Loligo squid is one of the key products species in Falklands waters, and the islands have close links with the Spanish port of Vigo, not least as this is the gateway through which 94% of Falklands exports pass on their way to markets around the world. Under a no deal or a poor deal scenario, tariffs of between 6 and 18% could be applied to loligo squid and other products.

‘This is the most expensive squid of the market and we could find ourselves in a situation with a tariff applied as exports enter the EU, and then a second tariff as they are exported to other markets,’ he said, commenting that the double tariff could either lift the price of the squid to the point that buyers look for alternatives, or fishing companies would have to absorb the tariffs themselves – with significant implications for their profitability.

‘The ability of the UK government to negotiate access to EU markets, tariff- and quota-free, for the Falkland Islands, is of paramount importance,’ he said, adding that at present there is an ongoing state of uncertainty and while the UK government has given its assurances to the Falklands Islands Government, and recognises that of all the overseas territories, the Falkland Islands are expected to be the most severely affected by Brexit.

‘It’s already June, and this is all supposed to be wrapped up by October,’ he said, commenting that there is an acute awareness of the urgency of the situation.

‘The UK government has acknowledged the situation but we have not yet seen or heard anything concrete,’ he said.

Galicia also has good reason to be nervous, as 6000 jobs there are reliant on Falklands fisheries and the products exported to Spain where much of the value is subsequently added before these are shipped to their final destinations.

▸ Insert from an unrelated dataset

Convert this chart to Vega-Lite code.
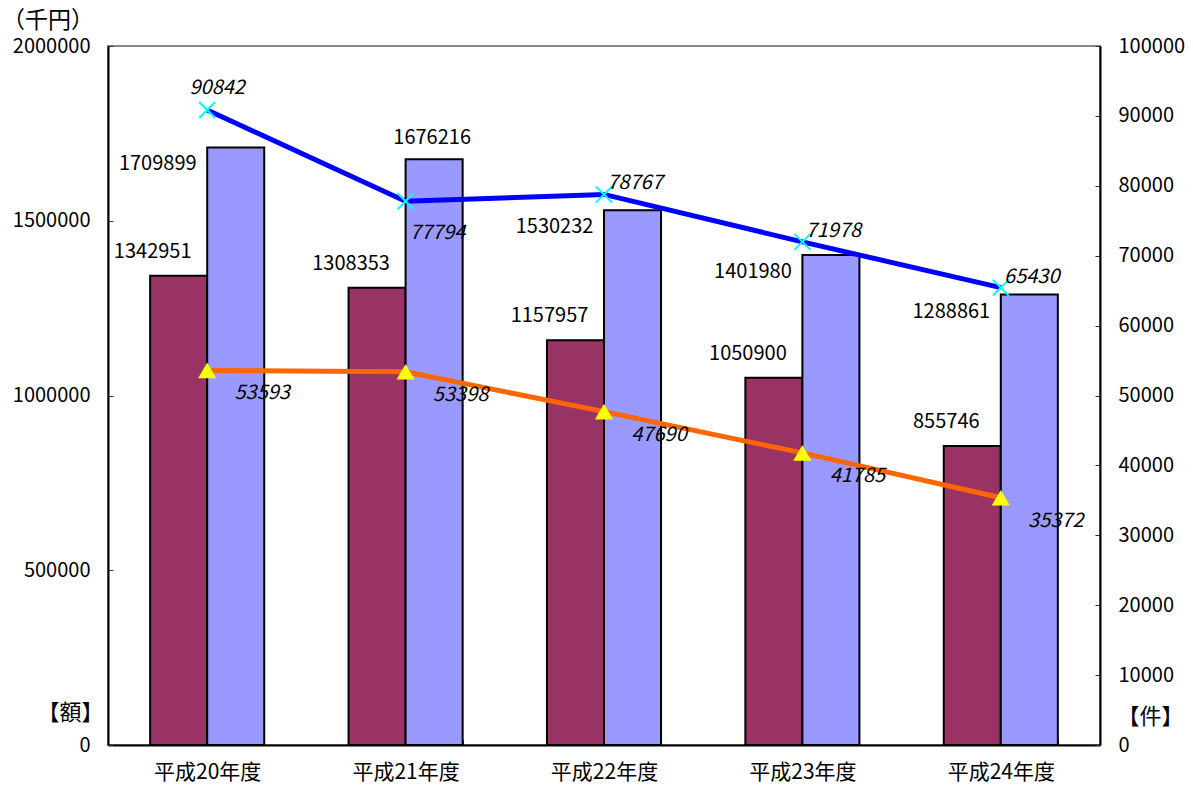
{
  "$schema": "https://vega.github.io/schema/vega-lite/v6.json",
  "width": 992,
  "height": 699,
  "autosize": {"type": "none"},
  "padding": {"left": 108, "top": 46, "right": 93, "bottom": 40},
  "background": "white",
  "title": {"text": "（千円）", "anchor": "start", "frame": "group", "dx": -106, "offset": 3, "fontSize": 23, "fontWeight": "normal", "font": "Noto Sans CJK JP", "color": "black"},
  "config": {
    "view": {"stroke": "#888888", "strokeWidth": 2},
    "axis": {"labelFont": "Noto Sans CJK JP", "labelFontSize": 20, "labelColor": "black", "domainColor": "black", "domainWidth": 2, "tickColor": "#333333", "tickWidth": 1, "tickSize": -5, "grid": false, "titleFont": "Noto Sans CJK JP", "titleFontWeight": "normal", "titleColor": "black", "titleFontSize": 22},
    "axisX": {"title": null, "labelAngle": 0, "tickBand": "extent", "labelPadding": 21, "labelFontSize": 21}
  },
  "datasets": {
    "amounts": [
      {"year": "平成20年度", "series": "A", "amount": 1342951},
      {"year": "平成20年度", "series": "B", "amount": 1709899},
      {"year": "平成21年度", "series": "A", "amount": 1308353},
      {"year": "平成21年度", "series": "B", "amount": 1676216},
      {"year": "平成22年度", "series": "A", "amount": 1157957},
      {"year": "平成22年度", "series": "B", "amount": 1530232},
      {"year": "平成23年度", "series": "A", "amount": 1050900},
      {"year": "平成23年度", "series": "B", "amount": 1401980},
      {"year": "平成24年度", "series": "A", "amount": 855746},
      {"year": "平成24年度", "series": "B", "amount": 1288861}
    ],
    "counts": [
      {"year": "平成20年度", "series": "C", "count": 90842},
      {"year": "平成21年度", "series": "C", "count": 77794},
      {"year": "平成22年度", "series": "C", "count": 78767},
      {"year": "平成23年度", "series": "C", "count": 71978},
      {"year": "平成24年度", "series": "C", "count": 65430},
      {"year": "平成20年度", "series": "D", "count": 53593},
      {"year": "平成21年度", "series": "D", "count": 53398},
      {"year": "平成22年度", "series": "D", "count": 47690},
      {"year": "平成23年度", "series": "D", "count": 41785},
      {"year": "平成24年度", "series": "D", "count": 35372}
    ]
  },
  "layer": [
    {
      "data": {"name": "amounts"},
      "layer": [
        {
          "mark": {"type": "bar", "stroke": "black", "strokeWidth": 2},
          "encoding": {
            "x": {"field": "year", "type": "nominal", "sort": null, "scale": {"paddingInner": 0.425, "paddingOuter": 0.2125}},
            "xOffset": {"field": "series", "type": "nominal", "scale": {"paddingInner": 0, "paddingOuter": 0}},
            "y": {"field": "amount", "type": "quantitative", "scale": {"domain": [0, 2000000], "nice": false}, "axis": {"orient": "left", "values": [0, 500000, 1000000, 1500000, 2000000], "format": "d", "labelPadding": 23, "title": "【額】", "titleAngle": 0, "titleX": -38, "titleY": 666, "titleAlign": "center", "titleBaseline": "middle"}},
            "color": {"field": "series", "type": "nominal", "scale": {"domain": ["A", "B"], "range": ["#993366", "#9999FF"]}, "legend": null}
          }
        },
        {
          "transform": [{"filter": "datum.series == 'A'"}],
          "mark": {"type": "text", "dx": -26, "dy": -24, "baseline": "middle", "align": "center", "font": "Noto Sans CJK JP", "fontSize": 20, "color": "black"},
          "encoding": {
            "x": {"field": "year", "type": "nominal", "sort": null},
            "xOffset": {"field": "series", "type": "nominal"},
            "y": {"field": "amount", "type": "quantitative"},
            "text": {"field": "amount", "type": "quantitative", "format": "d"}
          }
        },
        {
          "transform": [{"filter": "datum.series == 'B' && datum.year != '平成21年度'"}],
          "mark": {"type": "text", "dx": -78, "dy": 17, "baseline": "middle", "align": "center", "font": "Noto Sans CJK JP", "fontSize": 20, "color": "black"},
          "encoding": {
            "x": {"field": "year", "type": "nominal", "sort": null},
            "xOffset": {"field": "series", "type": "nominal"},
            "y": {"field": "amount", "type": "quantitative"},
            "text": {"field": "amount", "type": "quantitative", "format": "d"}
          }
        },
        {
          "transform": [{"filter": "datum.series == 'B' && datum.year == '平成21年度'"}],
          "mark": {"type": "text", "dx": -2, "dy": -21, "baseline": "middle", "align": "center", "font": "Noto Sans CJK JP", "fontSize": 20, "color": "black"},
          "encoding": {
            "x": {"field": "year", "type": "nominal", "sort": null},
            "xOffset": {"field": "series", "type": "nominal"},
            "y": {"field": "amount", "type": "quantitative"},
            "text": {"field": "amount", "type": "quantitative", "format": "d"}
          }
        }
      ]
    },
    {
      "data": {"name": "counts"},
      "layer": [
        {
          "mark": {"type": "line", "color": "#0000FF", "strokeWidth": 5},
          "transform": [{"filter": "datum.series == 'C'"}],
          "encoding": {
            "x": {"field": "year", "type": "nominal", "sort": null},
            "y": {"field": "count", "type": "quantitative", "scale": {"domain": [0, 100000], "nice": false}, "axis": {"orient": "right", "values": [0, 10000, 20000, 30000, 40000, 50000, 60000, 70000, 80000, 90000, 100000], "format": "d", "labelPadding": 23, "labelAlign": "left", "title": "【件】", "titleAngle": 0, "titleX": 50, "titleY": 670, "titleAlign": "center", "titleBaseline": "middle"}}
          }
        },
        {
          "mark": {"type": "line", "color": "#FF6600", "strokeWidth": 5},
          "transform": [{"filter": "datum.series == 'D'"}],
          "encoding": {
            "x": {"field": "year", "type": "nominal", "sort": null},
            "y": {"field": "count", "type": "quantitative"}
          }
        },
        {
          "mark": {"type": "point", "shape": "M-1,-1L1,1M-1,1L1,-1", "filled": false, "stroke": "#00FFFF", "strokeWidth": 2, "size": 256, "opacity": 1},
          "transform": [{"filter": "datum.series == 'C'"}],
          "encoding": {
            "x": {"field": "year", "type": "nominal", "sort": null},
            "y": {"field": "count", "type": "quantitative"}
          }
        },
        {
          "mark": {"type": "point", "shape": "triangle-up", "filled": true, "fill": "#FFFF00", "strokeWidth": 0, "size": 330, "opacity": 1},
          "transform": [{"filter": "datum.series == 'D'"}],
          "encoding": {
            "x": {"field": "year", "type": "nominal", "sort": null},
            "y": {"field": "count", "type": "quantitative"}
          }
        },
        {
          "transform": [{"filter": "datum.series == 'C' && datum.year == '平成20年度'"}],
          "mark": {"type": "text", "dx": 10, "dy": -22, "baseline": "middle", "align": "center", "font": "Noto Sans CJK JP", "fontSize": 20, "fontStyle": "italic", "color": "black"},
          "encoding": {
            "x": {"field": "year", "type": "nominal", "sort": null},
            "y": {"field": "count", "type": "quantitative"},
            "text": {"field": "count", "type": "quantitative", "format": "d"}
          }
        },
        {
          "transform": [{"filter": "datum.series == 'C' && datum.year == '平成21年度'"}],
          "mark": {"type": "text", "dx": 32, "dy": 32, "baseline": "middle", "align": "center", "font": "Noto Sans CJK JP", "fontSize": 20, "fontStyle": "italic", "color": "black"},
          "encoding": {
            "x": {"field": "year", "type": "nominal", "sort": null},
            "y": {"field": "count", "type": "quantitative"},
            "text": {"field": "count", "type": "quantitative", "format": "d"}
          }
        },
        {
          "transform": [{"filter": "datum.series == 'C' && datum.year != '平成20年度' && datum.year != '平成21年度'"}],
          "mark": {"type": "text", "dx": 31, "dy": -11, "baseline": "middle", "align": "center", "font": "Noto Sans CJK JP", "fontSize": 20, "fontStyle": "italic", "color": "black"},
          "encoding": {
            "x": {"field": "year", "type": "nominal", "sort": null},
            "y": {"field": "count", "type": "quantitative"},
            "text": {"field": "count", "type": "quantitative", "format": "d"}
          }
        },
        {
          "transform": [{"filter": "datum.series == 'D'"}],
          "mark": {"type": "text", "dx": 55, "dy": 23, "baseline": "middle", "align": "center", "font": "Noto Sans CJK JP", "fontSize": 20, "fontStyle": "italic", "color": "black"},
          "encoding": {
            "x": {"field": "year", "type": "nominal", "sort": null},
            "y": {"field": "count", "type": "quantitative"},
            "text": {"field": "count", "type": "quantitative", "format": "d"}
          }
        }
      ]
    }
  ],
  "resolve": {"scale": {"y": "independent"}}
}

‘Most of our fishing is under joint ventures with Spanish companies, and the Falkland Islands have been able to build up a very successful and sophisticated relationship with a major European economy,’ Richard Hyslop said.

‘We are hoping that the UK government will negotiate a good deal on our behalf that will give our fishing industry quota- and tariff-free access to the single market. The Falkland Islands don’t want to see the industry suffer after it has made so much progress.’